The account of Jesus’ arrival in Jerusalem has been read on the First Sunday in Advent for more than fourteen centuries. This account is read because it stands as a summary statement of what the world will encounter again this year as the Gospel account of Jesus is proclaimed. Each Sunday, the preaching of the Church is given that the LORD’s Messiah has arrived. The record of the mighty works that Jesus has done will be read for all to hear. For the next 12 months, you will hear of miraculous deeds that Jesus performed. You will hear His teaching. And you will hear how this is received by those who first witnessed Jesus’ words and works.

The pinnacle of what you will hear in the Church Year from now until the Last Sunday is the testimony given about the truly mighty work that Jesus performed: His sacrificial death to atone for humanity’s sin and His resurrection from death to bring true life to mortals. The goal of that proclamation is to deliver divine righteousness to those who are plagued by sin and iniquity. The testimony is received about the salvation that Jesus brings. When that is done, the same acclamation that the crowd offered to Jesus at His entry to Jerusalem will be uttered by this generation: “Blessed is the King who comes in the name of the Lord! Peace in heaven and glory in the highest!” 

But another reaction exists alongside that proclamation of Jesus as the LORD’s Messiah and the acclamation of Jesus offered by those who receive it. You heard about that at the end of the Gospel Reading: “And some of the Pharisees in the crowd said to Him, ‘Teacher, rebuke Your disciples.’” These individuals did not receive the Jesus as “the King who comes in the name of the Lord.” They refused to believe that Jesus was the LORD’s Messiah. They did not acknowledge Him as the “righteous Branch to spring up for David” or the One who would “execute justice and righteousness in the land.” Perhaps the Pharisees would concede the fact that Jesus was a somewhat skilled preacher of the LORD’s Torah, that He had some interesting insights into the Scriptures. They might even acknowledge the mighty works that Jesus had done as a demonstration of the LORD’s graciousness being extended to the afflicted in the world. But Jesus’ being the Messiah? That was just too much for them to believe.

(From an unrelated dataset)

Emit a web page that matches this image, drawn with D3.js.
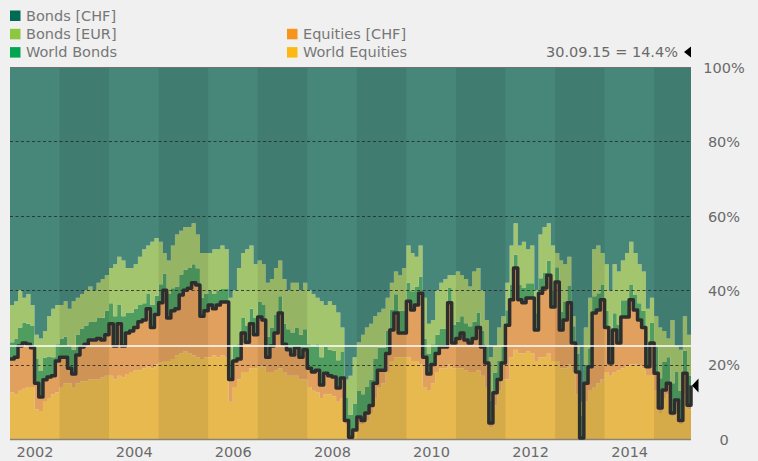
<!DOCTYPE html>
<html>
<head>
<meta charset="utf-8">
<script src="https://cdnjs.cloudflare.com/ajax/libs/d3/7.8.5/d3.min.js"></script>
<style>
body { margin: 0; background: #f0f0f0; }
svg { display: block; font-family: "DejaVu Sans", Verdana, sans-serif; }
</style>
</head>
<body>
<svg></svg>
<script>
var svgWidth = 758;
var svgHeight = 461;
var plot = { left: 10, right: 691, top: 67, bottom: 439 };

/* monthly observations, Jan 2002 .. Sep 2015, plus the closing value of 30.09.15 */
var firstMonth = new Date(2002, 0, 1);
var afterLastMonth = new Date(2015, 9, 1);
var lastDate = new Date(2015, 8, 30);

var worldEquities = [
  12.5, 12, 13, 13.5, 14, 14, 8, 7.5, 10, 11, 12, 12.5,
  14, 15, 15, 14, 15, 15.5, 15.5, 16, 16, 16, 16.5, 17,
  17, 16, 17, 16.5, 17.5, 18, 18.5, 18.5, 19, 19.5, 19, 20,
  20.5, 21, 21, 21.5, 22.5, 23, 23.5, 23, 22.5, 22, 21.5, 22,
  22, 22.5, 22, 22.5, 22, 10, 14, 16, 18, 18, 19, 19,
  19.5, 19.5, 18, 18, 18.5, 19, 18, 17, 17, 17, 16, 16,
  14, 13, 12.5, 11, 12, 12, 11.5, 10, 11, 4, 0.5, 2,
  4, 4, 5, 7, 11, 14, 15, 18, 21, 22, 22, 22,
  22, 21, 21, 20, 14, 13, 15, 18, 19, 19, 20, 19,
  19, 19, 18.5, 18, 18, 18.5, 17, 14, 3, 9, 13, 16,
  16, 22, 24, 23, 23, 23.5, 23, 21, 22, 22, 23, 21,
  21, 19, 19, 20, 18, 12, 0.3, 10, 13, 14, 15, 16,
  18, 17, 18, 18.5, 19, 19.5, 20, 20, 19.5, 19, 17, 17,
  13, 7, 11, 12, 6, 9, 4, 12, 8,
  12
];

/* World Equities + Equities [CHF] (the black line) */
var totalEquity = [
  21.5, 22, 25, 25.8, 25.5, 24.5, 15, 11.3, 15.9, 16.7, 17, 21,
  22, 22, 19, 17.5, 22.6, 24.7, 25.5, 26.6, 26.6, 27, 26.6, 28,
  31, 25, 31, 25, 28.5, 29, 30, 31.5, 32, 35, 30, 33.5,
  36.6, 40, 32.5, 34.5, 35, 38.7, 40, 40.5, 42, 41.4, 33, 34.5,
  36, 35, 36, 36.8, 36.8, 16, 21, 21.5, 28.5, 26, 31, 28,
  32.8, 32, 22, 25, 28.5, 33.9, 25.5, 24, 22.6, 24.5, 22, 24,
  19, 18, 18.5, 14.5, 17.7, 17, 16.7, 13.7, 16.4, 5, 0.5, 2.4,
  5.9, 5, 7, 9, 15, 18.5, 18.5, 23, 29.3, 33.9, 28.5, 28.5,
  37, 34.7, 36, 39.2, 22, 17.5, 20, 23, 24.7, 24.7, 36.6, 25.8,
  27, 28.5, 26.6, 25.8, 27, 30, 24.7, 20.4, 4.3, 12.4, 16, 20.4,
  30.6, 37.4, 46, 37.4, 36.6, 37.9, 37.9, 29.3, 39.2, 40.6, 44, 35.5,
  42.2, 29.3, 32, 36.6, 25.8, 18, 0.3, 15, 19.4, 33.9, 34.7, 37.4,
  30, 20.4, 29.3, 25.8, 32.8, 32.8, 37.4, 34.7, 32, 30, 19.4, 25.8,
  17.7, 8.3, 13.2, 15, 7, 10.5, 5, 17.7, 9.1,
  14.4
];

var worldBonds = [
  4.5, 5, 5, 5.5, 5.5, 6, 6.5, 7, 6, 5.5, 5, 4.5,
  5, 5.5, 6, 6.5, 5.5, 5, 5, 5, 5, 5.5, 6, 6.5,
  5.5, 8, 5, 8, 5.5, 5, 5, 4.5, 4.5, 4, 6, 5,
  5, 4.5, 6.5, 6, 6, 5.5, 5.5, 5.5, 5, 4.5, 5, 4.5,
  4, 4, 4, 3.5, 3.5, 5, 4, 4, 4, 4.5, 4, 4.5,
  4, 4, 5.5, 5, 5, 4.5, 5.5, 5.5, 6, 5.5, 6, 5.5,
  6.5, 7, 7, 7.5, 7, 7, 7, 7.5, 7, 6, 6, 7,
  7, 7, 7, 7, 6.5, 6, 6, 6, 5.5, 5, 6, 6,
  5, 5, 5, 4.5, 5, 5.5, 5.5, 5, 5, 5, 4, 5,
  4.5, 4.5, 4.5, 4.5, 4.5, 4, 4.5, 5, 6, 5.5, 5, 4.5,
  4, 4, 3.5, 4, 4, 4, 4, 4.5, 4, 4, 4, 4.5,
  4, 5, 5, 4.5, 4.5, 5, 6, 5, 5, 4.5, 4.5, 4,
  4.5, 5, 4.5, 5, 4.5, 4.5, 4, 4, 4.5, 4.5, 6, 5.5,
  7, 8, 7.5, 7, 8, 7.5, 8, 6, 8,
  7
];

var bondsEUR = [
  10, 10, 10, 6.7, 8, 5.5, 6.5, 8.7, 7.1, 10.8, 13, 10.5,
  9, 9.5, 10, 13, 9.9, 9.3, 9.5, 9.4, 8.4, 9.5, 10.4, 9.5,
  9.5, 14, 13, 15, 12, 12, 12, 13, 14.5, 13, 17, 15.5,
  11.4, 5.5, 9, 11.5, 14, 11.8, 11.5, 11, 11, 9.1, 12, 11,
  10, 12, 11, 11.7, 10.7, 17, 15, 20.5, 17.5, 20.5, 17, 14.5,
  11.2, 11, 14.5, 13, 12.5, 9.6, 12, 10.5, 13.4, 12, 12, 12.5,
  14.5, 14, 12.5, 15, 11.3, 13, 12.3, 12.8, 6.6, 5, 10.5, 12.6,
  13.1, 16, 16, 15, 11.5, 9.5, 10.5, 9, 7.2, 6.1, 9.5, 11.5,
  10, 10.3, 8, 8.3, 11, 8, 6.5, 12, 12.3, 13.3, 3.4, 13.2,
  13.5, 11, 11.9, 10.7, 13.5, 12, 10.8, 6.6, 11.7, 7.1, 9, 8.1,
  7.4, 10.6, 8.5, 10.6, 12.4, 9.1, 10.1, 6.2, 11.8, 12.4, 10, 12,
  3.8, 13.7, 10, 7.9, 2.7, 2, 3.7, 10, 13.6, 12.6, 12.8, 8.6,
  12.5, 14.6, 13.2, 14.2, 10.7, 12.7, 11.6, 11.3, 10.5, 10.5, 9.6, 6.7,
  8.3, 13.7, 8.3, 5, 17, 7, 11, 9.3, 10.9,
  6.6
];

var seriesKeys = ['worldEquities', 'equitiesCHF', 'worldBonds', 'bondsEUR', 'bondsCHF'];
var areaColors = ['#e8b94f', '#e2a05e', '#4f9d5f', '#a2c56e', '#46877a'];

var legendNames = ['Bonds [CHF]', 'Bonds [EUR]', 'World Bonds', 'Equities [CHF]', 'World Equities'];
var legendColors = ['#006b54', '#8dc63f', '#00a651', '#f7941d', '#fdb913'];
var legendCols = [0, 0, 0, 1, 1];
var legendRows = [0, 1, 2, 1, 2];

var yTicks = [0, 20, 40, 60, 80, 100];
var gridTicks = [20, 40, 60, 80];
var xTickYears = [2002, 2004, 2006, 2008, 2010, 2012, 2014];
var bandYears = [2002, 2003, 2004, 2005, 2006, 2007, 2008, 2009, 2010, 2011, 2012, 2013, 2014, 2015];
var referenceLevel = 25;
var lastLabel = '30.09.15 = 14.4%';

var svg = d3.select('svg')
    .attr('width', svgWidth)
    .attr('height', svgHeight)
    .style('background', '#f0f0f0');

var dates = d3.timeMonth.range(firstMonth, afterLastMonth);
dates.push(lastDate);

var x = d3.scaleTime().domain([firstMonth, lastDate]).range([plot.left, plot.right]);
var y = d3.scaleLinear().domain([0, 100]).range([plot.bottom, plot.top]);

/* Build rows for the stack */
function buildRows(){
    return dates.map((d, i) => ({
        date: d,
        worldEquities: worldEquities[i],
        equitiesCHF: totalEquity[i] - worldEquities[i],
        worldBonds: worldBonds[i],
        bondsEUR: bondsEUR[i],
        bondsCHF: 100 - totalEquity[i] - worldBonds[i] - bondsEUR[i]
    }));
}

/* Draw stacked areas */
function drawAreas(){
    var stacked = d3.stack().keys(seriesKeys)(buildRows());
    var area = d3.area()
        .x(d => x(d.data.date))
        .y0(d => y(d[0]))
        .y1(d => y(d[1]))
        .curve(d3.curveStepAfter);

    svg.append('g').selectAll('path')
        .data(stacked)
        .enter()
        .append('path')
        .attr('d', area)
        .style('fill', (d, i) => areaColors[i]);
}

/* Darken every other year */
function drawBands(){
    svg.append('g').selectAll('rect')
        .data(bandYears.filter(yr => yr % 2 === 1))
        .enter()
        .append('rect')
        .attr('x', yr => x(new Date(yr, 0, 1)))
        .attr('width', yr => x(d3.min([new Date(yr + 1, 0, 1), lastDate])) - x(new Date(yr, 0, 1)))
        .attr('y', plot.top)
        .attr('height', plot.bottom - plot.top)
        .style('fill', '#000')
        .style('opacity', 0.08);
}

function drawGrid(){
    svg.append('g').selectAll('line')
        .data(gridTicks)
        .enter()
        .append('line')
        .attr('x1', plot.left)
        .attr('x2', plot.right)
        .attr('y1', d => Math.round(y(d)) + 0.5)
        .attr('y2', d => Math.round(y(d)) + 0.5)
        .style('stroke', '#2b2b2b')
        .style('stroke-width', 1.2)
        .style('stroke-dasharray', '3,2.5')
        .style('opacity', 0.85);

    svg.append('line')
        .attr('x1', plot.left).attr('x2', plot.right)
        .attr('y1', plot.top + 0.5).attr('y2', plot.top + 0.5)
        .style('stroke', '#707070');

    svg.append('line')
        .attr('x1', plot.left).attr('x2', plot.right)
        .attr('y1', plot.bottom + 0.5).attr('y2', plot.bottom + 0.5)
        .style('stroke', '#8a8572')
        .style('stroke-width', 1.5);
}

function drawEquityLine(){
    var line = d3.line()
        .x(d => x(d.date))
        .y(d => y(d.value))
        .curve(d3.curveStepAfter);

    svg.append('path')
        .datum(dates.map((d, i) => ({ date: d, value: totalEquity[i] })))
        .attr('d', line)
        .style('fill', 'none')
        .style('stroke', '#2e2e2e')
        .style('stroke-width', 3.5)
        .style('stroke-linejoin', 'round');

    // white reference line stays on top
    svg.append('line')
        .attr('x1', plot.left).attr('x2', plot.right)
        .attr('y1', y(referenceLevel)).attr('y2', y(referenceLevel))
        .style('stroke', '#fff')
        .style('stroke-width', 1.5);
}

function drawAxes(){
    var xAxis = d3.axisBottom(x)
        .tickValues(xTickYears.map(yr => new Date(yr, 6, 1)))
        .tickFormat(d3.timeFormat('%Y'))
        .tickSize(0)
        .tickPadding(0);

    var gx = svg.append('g')
        .attr('transform', `translate(0,${plot.bottom})`)
        .call(xAxis);
    gx.select('.domain').remove();
    gx.selectAll('text')
        .attr('dy', null)
        .attr('y', 18)
        .style('font-size', '14.5px')
        .style('font-family', '"DejaVu Sans", Verdana, sans-serif')
        .style('fill', '#6a6a6a');

    var yAxis = d3.axisRight(y)
        .tickValues(yTicks)
        .tickFormat(d => d === 0 ? '0' : d + '%')
        .tickSize(0);

    var gy = svg.append('g')
        .attr('transform', `translate(724,0)`)
        .call(yAxis);
    gy.select('.domain').remove();
    gy.selectAll('text')
        .attr('x', 0)
        .attr('dy', '0.36em')
        .style('text-anchor', 'middle')
        .style('font-size', '14.5px')
        .style('font-family', '"DejaVu Sans", Verdana, sans-serif')
        .style('fill', '#6a6a6a');
}

function drawLegend(){
    var items = svg.append('g').selectAll('g')
        .data(legendNames)
        .enter()
        .append('g')
        .attr('transform', (d, i) => `translate(${legendCols[i] ? 287 : 10},${10.5 + legendRows[i] * 18.3})`);

    items.append('rect')
        .attr('width', 10.5)
        .attr('height', 10.5)
        .style('fill', (d, i) => legendColors[i]);

    items.append('text')
        .text(d => d)
        .attr('x', 16)
        .attr('y', 10.3)
        .style('font-size', '14.5px')
        .style('fill', '#777');
}

function drawMarkers(){
    var lastValue = totalEquity[totalEquity.length - 1];
    var ty = y(lastValue);

    svg.append('text')
        .text(lastLabel)
        .attr('x', 678)
        .attr('y', 56.8)
        .style('text-anchor', 'end')
        .style('font-size', '14.5px')
        .style('fill', '#6a6a6a');

    svg.append('path')
        .attr('d', 'M684,52 L691,46.5 L691,57.5 Z')
        .style('fill', '#000');

    svg.append('path')
        .attr('d', `M${plot.right + 1},${ty} L${plot.right + 7.5},${ty - 7} L${plot.right + 7.5},${ty + 7} Z`)
        .style('fill', '#000');
}

drawAreas();
drawBands();
drawGrid();
drawEquityLine();
drawAxes();
drawLegend();
drawMarkers();
</script>
</body>
</html>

The Pharisees’ reaction is the epitome of unbelief. But it is good for the Church to hear this in the first Gospel Reading of the Church Year, because the Pharisees’ reaction is not exclusive to them. Their statement continues to ring out just as loudly as the proclamation of Jesus does. “Teacher, rebuke Your disciples.”—that command is offered by many whom you directly encounter and by others whom you may only see or read about from a distance.

Wherever the Church makes the confession that Jesus is the King sent from heaven above, there are calls for that preaching to be silenced. The synagogue does not want to hear Jesus being declared the Messiah. The mosque wants the followers of the Nazarene to be eradicated. Those who choke or chafe at the idea of a divine being shove out any thought of Jesus as Lord. And there are the diabolical and demonic who revel at evil and strife, desiring no peace in heaven and no reconciliation for the world beneath. All of these call for the silencing of those who say of Jesus: “Blessed is the King who comes in the name of the Lord! Peace in heaven and glory in the highest!” 

But when the call for the Church’s proclamation to be quashed is spoken, the words of today’s psalm are prayed by those who acknowledge Jesus as the King who comes in the LORD’s name: “To You, O LORD, I lift up my soul. O my God, in You I trust; let me not be put to shame; let not my enemies exult over me.” The confession of Jesus as the LORD’s Messiah is correct. He has brought the LORD’s righteousness and justice to the world. It has been done to lead people into the salvation that they are meant to receive. They are to share in the LORD’s graciousness as expressed through Jesus: “Good and upright is the LORD; therefore He instructs sinners in the way. He leads the humble in what is right, and teaches the humble His way. All the paths of the LORD are steadfast love and faithfulness, for those who keep His covenant and His testimonies.”

You are exhorted to continue in your belief about Jesus’ identity as the LORD’s Messiah, as the psalmist writes: “Indeed, none who wait for You shall be put to shame; they shall be ashamed who are wantonly treacherous.” You are called to trust in the mighty works that He has accomplished for you. Your hope in a victory over death and a greater life than what you currently possess is rooted in Jesus’ death and resurrection. Your being declared good and just by the LORD is founded upon Jesus’ being the source of your righteousness. The proclamation of Jesus that you hear and which forms your faith is a declaration of divine generosity and grace being shown to you. Jesus has arrived, and He has brought that steadfast love with Him to the world. He has made peace in heaven for you. This is what the first Gospel Reading for this Church Year makes known and what you will hear again.

But as the Church begins its year with the account of Jesus’ arrival in Jerusalem, another theme lingers in the background. The First Sunday in Advent also brings to mind what will be proclaimed during the last Sundays of the Church Year, some 50 weeks from now. For there is another arrival that is foretold. Jesus has arrived, but He will also arrive again.

The divide over Jesus’ identity will continue until the end of this generation. But the day will come when that divide will be removed. In Matthew’s Gospel, Jesus gives a foreboding prophecy about that day: “O Jerusalem, Jerusalem, the city that kills the prophets and stones those who are sent to it! How often would I have gathered your children together as a hen gathers her brood under her wings, and you were not willing! See, your house is left to you desolate. For I tell you, you will not see Me again, until you say, ‘Blessed is He who comes in the name of the Lord.’”

The day will come when everyone will make the same confession about Jesus, acknowledging Him as the LORD’s Messiah. It will even be spoken by the stones and the other parts of creation. But the blessing of that confession is for those who make it before Jesus returns. Jesus’ words are full of sadness and regret over what the lack of receiving Him brings. So you are invited to make that confession now, as you hear of His arrival. Let your voices not be silent, even when those who do not know Jesus want you to be rebuked. For your confession of Jesus as the LORD’s Messiah who brought His righteousness for your salvation will prepare you for the day of His return, making “your hearts blameless in holiness before our God and Father, at the coming of our Lord Jesus with all His saints.”

+ In the Name of the Father and of the Son and of the Holy Spirit.